A major inquiry into child sexual abuse across a range of settings has recommended residential special schools to be run to the same standards as care homes. Aled Blake, Learning Disability Wales’s Policy and Communications Officer, looks at what this means and why it is happening.
Welsh Government is changing how residential special schools are regulated, meaning the way it ensures these schools are safe and secure places for their students to live. This is in response to a major report by the Independent Inquiry into Child Sexual Abuse. The inquiry was held over a period of nearly 8 years and heard evidence from 725 victims of child sexual abuse across a range of settings. One of the many recommendations of the report was that all residential special schools should be inspected against the quality standards used to regulate care homes.
What does this mean?
There are 4 residential special schools in Wales that will fall within the scope of the regulation. The standards of care that must be followed in the care sector must now be applied by residential special schools. Pupils and their families must feel able to report instances of abuse, while staff have a responsibility to report colleagues who they suspect of being abusive.
The Independent Inquiry into Child Sexual Abuse found that, even though residential special schools have enhanced focus on safeguarding, sometimes they have not been as safe for children as they should be. It wanted improvements in inspection systems, workforce regulation and oversight, and enforcement. Welsh Government has been working with the inquiry team to ensure Wales’s residential special schools can operate within a framework of regulations that meet the inquiry’s outcomes.
What does Learning Disability Wales think about this change?
Among the many findings of the independent inquiry was the fact that children with learning disabilities are at a heightened risk of being exploited. Ensuring those children are being brought up and educated in safe and responsible environments where they are valued and nurtured as individuals must be central to the mission of every person and organisation involved in their education and development.

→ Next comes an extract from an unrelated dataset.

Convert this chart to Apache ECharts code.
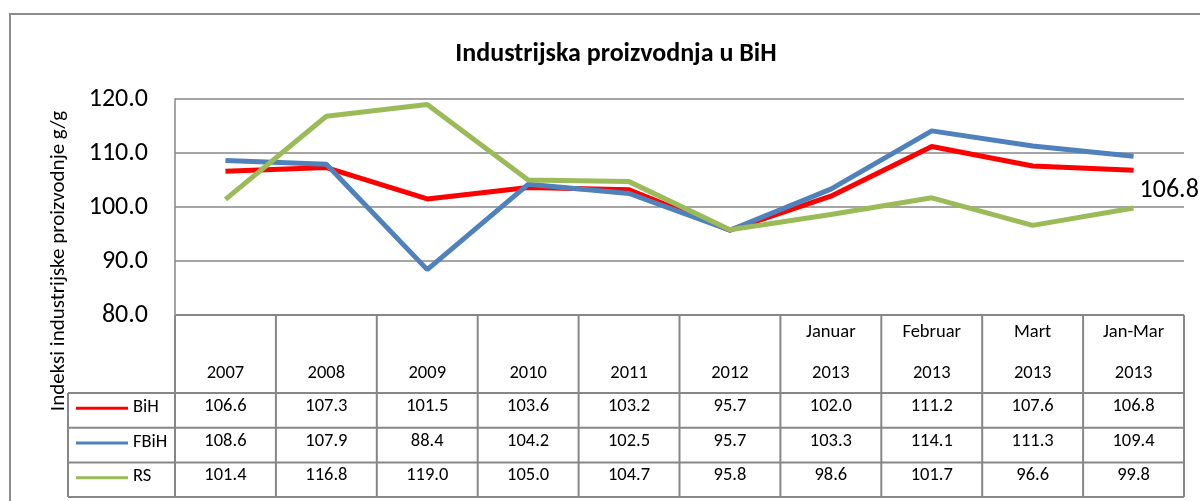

Bringing the regulation of residential special schools in line with care homes is a positive action by Welsh Government. Young people in residential special schools deserve to have the very best standards; while their friends, families should have the peace of mind to know their loved ones are being cared for and educated in a secure and nurturing setting. By establishing a more robust system of regulation for residential special schools, Welsh Government is delivering the necessary change identified by the inquiry.
To help young people and their families understand what these changes mean and how the regulations have changed, we would like to see future communications available in Easy Read.